# Front driveshaft loop - build w/ pics



## JPs300 (Mar 23, 2011)

Well, after all this:
http://www.mudinmyblood.net/forum/showthread.php?t=15541


I got many responses telling me the resulting damage has been known to be *a lot* worse. Broken through shafts, busted cases where the loose DS busted the oil filter partition off the case, etc. - No way I was risking even more than the wounded head pipe, busted actuator, and dented oil filter, thus I decided a driveshaft loop was in order. I built it to fit in the center of the DS, so as to keep it in place from either another failed yoke or if either u-joint let go. 

Very simple design, a 1" wide sction of 3" ID sch80 with a bracket welded to the frame. I built it bolt-on so that I can simply unbolt it when/if I need to move the DS to allow me to pull the motor and/or diff. 

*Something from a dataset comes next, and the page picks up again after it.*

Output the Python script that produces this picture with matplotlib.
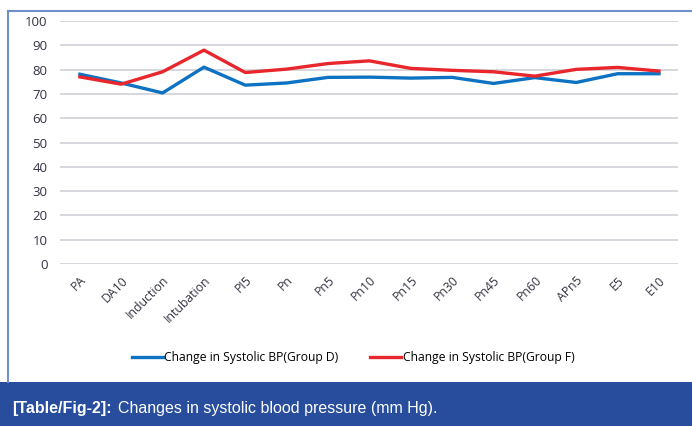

3" collar with short section of 3/4x.090 DOM tubing, with a 3/8 nut welded in the in to bolt to: 









Tab I built & welded to frame: 









Installed with everything in place:


----------



## Polaris425 (Dec 16, 2004)

looks really good!


----------



## mcpyro3 (Feb 23, 2011)

looks sweet!! looks like its supposed to be there :bigok:


----------



## JPs300 (Mar 23, 2011)

Thanks guys. - One of those items you hope to never need, but are glad to have if you do.


----------



## bump530 (Jan 5, 2009)

Looks good...I like the custom stuff


----------



## greenkitty7 (Jan 26, 2011)

i need you to help me come fix some crap on my 400!


----------



## redneckrancher420 (Jul 5, 2011)

Alittle insurance on failure never hurt anyone


----------



## JPs300 (Mar 23, 2011)

Thanks guys. - Custom is the name of the game for me, couldn't afford it any other way.


----------



## greenkitty7 (Jan 26, 2011)

i do what i can... just can't much customize my motor... lol i dont have the tools to do what i want to my motor.


----------



## JPs300 (Mar 23, 2011)

That the 400 zuki motor? - My buddy with the XMR had an eiger before hand. Had the FCP 453 kit, Web cam, ported head, and 500 carb. Thing ran strong, but was an absolute nightmare with the cranking/shut-down kick-back taking out the starter drive, side cover and even a couple cases.


----------